Unfortunately, as the Panel has previously observed, foreclosures push
down the prices of nearby properties, which can in turn result in negative
equity that begets more defaults and foreclosures.21 A negative feedback
loop can develop between foreclosures and negative equity. To the extent
that negative equity alone may produce foreclosures, progress in addressing
loan affordability will have a limited impact on foreclosure rates over
the long term.
The Panel noted that the only way to stop the negative equity foreclosure
loop is to make a way for a substantial number of borrowers to fix their
negative equity problem. HAMP currently provides an option for lenders
to reduce principal balance to solve the negative equity problem, but
lenders are almost never taking advantage of that option. One option would
be to mandate principal reductions under HAMP, but the Panel noted this
would create a perverse incentive for borrowers because there was little
cost to the borrower to get the principal write-down. The Panel then noted
that Chapter 13 revision might be the way to resolve that issue by authorizing
mortgage modification in Chapter 13. That would involve significant cost
to the borrower due to the rigor and negative credit effect of going through
bankruptcy, but would allow a significant amount of principal reduction
that would help to stabilize values. The Panel said:
Negative equity can only be eliminated through principal write-downs, but
this raises a number of difficult and complex issues. When principal is
written down, it impairs the balance sheets of the owners of the mortgages.
In many cases, this means the impairment of the balance sheets of the
very financial institutions whose stability is an essential goal of the
EESA. To be sure, if principal write-downs actually increase the true
value of the loans, by reducing redefault rates, then principal write-downs
might cause more immediate losses, but they would produce more realistic,
and therefore more confidence-inspiring, balance sheets.

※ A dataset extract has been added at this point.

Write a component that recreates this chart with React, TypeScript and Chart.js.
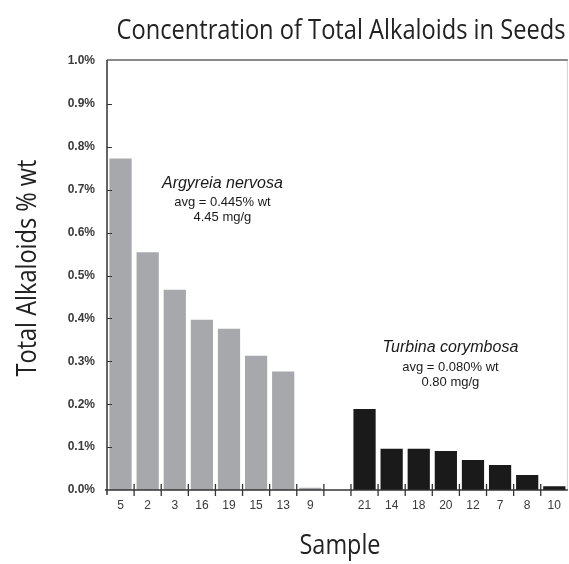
import React, { useEffect, useRef } from 'react';
import { Chart, registerables } from 'chart.js';

Chart.register(...registerables);

// ---- Data ----
const categories = ['5', '2', '3', '16', '19', '15', '13', '9', '', '21', '14', '18', '20', '12', '7', '8', '10'];
const argyreiaValues = [0.773, 0.554, 0.467, 0.397, 0.376, 0.313, 0.276, 0.005];
const turbinaValues = [0.189, 0.096, 0.096, 0.091, 0.07, 0.058, 0.035, 0.009];
const yMin = 0;
const yMax = 1.0;
const yStep = 0.1;
const chartTitle = 'Concentration of Total Alkaloids in Seeds';
const yAxisTitle = 'Total Alkaloids % wt';
const xAxisTitle = 'Sample';
const argyreiaNote = ['Argyreia nervosa', 'avg = 0.445% wt', '4.45 mg/g'];
const turbinaNote = ['Turbina corymbosa', 'avg = 0.080% wt', '0.80 mg/g'];

const GRAY = '#a7a8ab';
const BLACK = '#1b1a1a';

const values: (number | null)[] = [...argyreiaValues, null, ...turbinaValues];
const colors: string[] = [
  ...argyreiaValues.map(() => GRAY),
  GRAY,
  ...turbinaValues.map(() => BLACK),
];

const W = 569;
const H = 564;

const decorPlugin = {
  id: 'decor',
  afterDraw(chart: any) {
    const ctx = chart.ctx as CanvasRenderingContext2D;
    const area = chart.chartArea;
    const xs = chart.scales.x;
    const ys = chart.scales.y;
    ctx.save();

    // top border & right border
    ctx.strokeStyle = '#8a8a8a';
    ctx.lineWidth = 2;
    ctx.beginPath();
    ctx.moveTo(area.left, area.top - 1);
    ctx.lineTo(area.right, area.top - 1);
    ctx.stroke();
    ctx.strokeStyle = '#d0d0d0';
    ctx.lineWidth = 1;
    ctx.beginPath();
    ctx.moveTo(area.right - 0.5, area.top);
    ctx.lineTo(area.right - 0.5, area.bottom);
    ctx.stroke();

    // y axis line
    ctx.strokeStyle = '#333';
    ctx.lineWidth = 1.5;
    ctx.beginPath();
    ctx.moveTo(area.left, area.top - 1);
    ctx.lineTo(area.left, area.bottom + 5);
    ctx.stroke();
    // x axis line
    ctx.beginPath();
    ctx.moveTo(area.left - 2, area.bottom);
    ctx.lineTo(area.right, area.bottom);
    ctx.stroke();

    // y ticks (inward)
    ctx.lineWidth = 1;
    for (let v = yMin + yStep; v <= yMax - yStep / 2; v += yStep) {
      const y = Math.round(ys.getPixelForValue(v)) + 0.5;
      ctx.beginPath();
      ctx.moveTo(area.left, y);
      ctx.lineTo(area.left + 5, y);
      ctx.stroke();
    }

    // x ticks at category boundaries
    ctx.lineWidth = 1.3;
    for (let i = 1; i < categories.length; i++) {
      const x = (xs.getPixelForValue(i - 1) + xs.getPixelForValue(i)) / 2;
      ctx.beginPath();
      ctx.moveTo(x, area.bottom - 6);
      ctx.lineTo(x, area.bottom + 6);
      ctx.stroke();
    }

    // titles (condensed humanist look)
    ctx.fillStyle = '#222';
    ctx.font = '27px "Open Sans"';
    ctx.textAlign = 'center';
    ctx.textBaseline = 'middle';
    const fitText = (text: string, cx: number, cy: number, targetW: number, rot = 0) => {
      const m = ctx.measureText(text).width;
      const s = targetW / m;
      ctx.save();
      ctx.translate(cx, cy);
      ctx.rotate(rot);
      ctx.scale(s, 1);
      ctx.fillText(text, 0, 0);
      ctx.restore();
    };
    fitText(chartTitle, 341, 31, 449);
    fitText(yAxisTitle, 28, 268, 217, -Math.PI / 2);
    fitText(xAxisTitle, 340, 546, 81);

    // annotations
    const drawNote = (lines: string[], cx: number, cy: number) => {
      ctx.fillStyle = '#1a1a1a';
      ctx.textAlign = 'center';
      ctx.textBaseline = 'middle';
      ctx.font = 'italic 16px "Liberation Sans", Arial, sans-serif';
      ctx.fillText(lines[0], cx, cy);
      ctx.font = '13px "Liberation Sans", Arial, sans-serif';
      ctx.fillText(lines[1], cx, cy + 19);
      ctx.fillText(lines[2], cx, cy + 34);
    };
    const xAt = (idx: number) => xs.getPixelForValue(idx);
    drawNote(argyreiaNote, (xAt(3) + xAt(4)) / 2 + 7, ys.getPixelForValue(0.715));
    drawNote(turbinaNote, (xAt(12) + xAt(13)) / 2 - 9, ys.getPixelForValue(0.331));

    ctx.restore();
  },
};

export default function App() {
  const ref = useRef<HTMLCanvasElement | null>(null);
  useEffect(() => {
    if (!ref.current) return;
    const chart = new Chart(ref.current, {
      type: 'bar',
      data: {
        labels: categories,
        datasets: [
          {
            data: values as any,
            backgroundColor: colors,
            borderWidth: 0,
            barPercentage: 0.82,
            categoryPercentage: 1,
          },
        ],
      },
      options: {
        responsive: false,
        animation: false,
        devicePixelRatio: 1,
        layout: { padding: { top: 61, right: 1, left: 0, bottom: 0 } },
        plugins: {
          legend: { display: false },
          tooltip: { enabled: false },
          title: { display: false },
        },
        scales: {
          x: {
            type: 'category',
            grid: { display: false, drawTicks: false },
            border: { display: false },
            ticks: {
              autoSkip: false,
              maxRotation: 0,
              padding: 8,
              color: '#3a3a3a',
              font: { family: '"Liberation Sans", Arial, sans-serif', size: 12 },
            },
            afterFit: (s: any) => {
              s.height = 74;
            },
          },
          y: {
            min: yMin,
            max: yMax,
            grid: { display: false, drawTicks: false },
            border: { display: false },
            ticks: {
              stepSize: yStep,
              padding: 12,
              color: '#3a3a3a',
              font: { family: '"Liberation Sans", Arial, sans-serif', size: 12, weight: 'bold' },
              callback: (v: any) => Number(v).toFixed(1) + '%',
            },
            afterFit: (s: any) => {
              s.width = 107;
            },
          },
        },
      },
      plugins: [decorPlugin],
    });
    return () => chart.destroy();
  }, []);

  return (
    <div style={{ position: 'fixed', left: 0, top: 0, width: W, height: H, background: '#fff' }}>
      <canvas ref={ref} width={W} height={H} style={{ width: W, height: H, display: 'block' }} />
    </div>
  );
}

One concern related to the idea of principal reduction is the incentives
it may create. Witnesses at the Panel?s foreclosure mitigation field hearing
were asked about this matter. Dr. Paul Willen, Senior Economist at the
Federal Reserve Bank of Boston, testified that the "problem with
negative equity is basically that borrowers can?t respond to life events."
Borrowers with positive equity simply have "lots of different ways
they can refinance, they can sell, they can get out of the transaction."330
He noted that although most borrowers with negative equity are likely
to make their payments in the present or over the next couple of years,
they still remain "at-risk homeowners" and may face more serious
issues several years down the road should a life changing event, such
as unemployment, occur.331 In that sense, Dr. Willen offered that principal
reduction may have some virtue. He also noted, however, that most borrowers
with negative equity make their mortgage payments, and that if principal
reduction is provided as an option, one runs the risk of incentivizing
borrowers, who would otherwise continue to make their mortgage payments,
"to look for relief" even when it is not necessarily needed.332
In this sense, according to Dr. Willen, mandating a principal reduction
option under HAMP could put additional pressures on the program, and ultimately
reduce its overall effectiveness. However, in response to a question from
the Panel, Dr. Willen agreed that revising bankruptcy laws to permit principal
modification was a clear way to address the idea that there should be
a cost for receiving a principal reduction.
Other witnesses at the hearing also argued that the incentive "to
look for relief" may be reduced if the costs to the borrower of opting
for principal reduction were significantly greater.333 For example, revising
Chapter 13 bankruptcy to include a cramdown or a principal reduction component
could be one way to impose more significant costs. Because of these costs,
such a revision could provide borrowers with the option of principal reduction
without creating the potential perverse incentives to other borrowers
that may occur by mandating principal reduction as an option under HAMP.
Filing for bankruptcy is not an appealing choice to any borrower; however,
to the borrower facing certain foreclosure it may be the only choice.
Whereas mandating principal reduction as an option under HAMP may attract
a larger than desired group of borrowers, allowing principal reduction
as an option under Chapter 13 is more likely to attract only those borrowers
who are truly in need of such assistance. In this sense, Chapter 13 bankruptcy
could be used as a tool to employ the benefits of principal reduction
to borrowers in need without attracting other borrowers and putting any
additional pressures on HAMP.
I think this makes a great deal of sense and that Chapter 13 mortgage modification
could help to stabilize home values.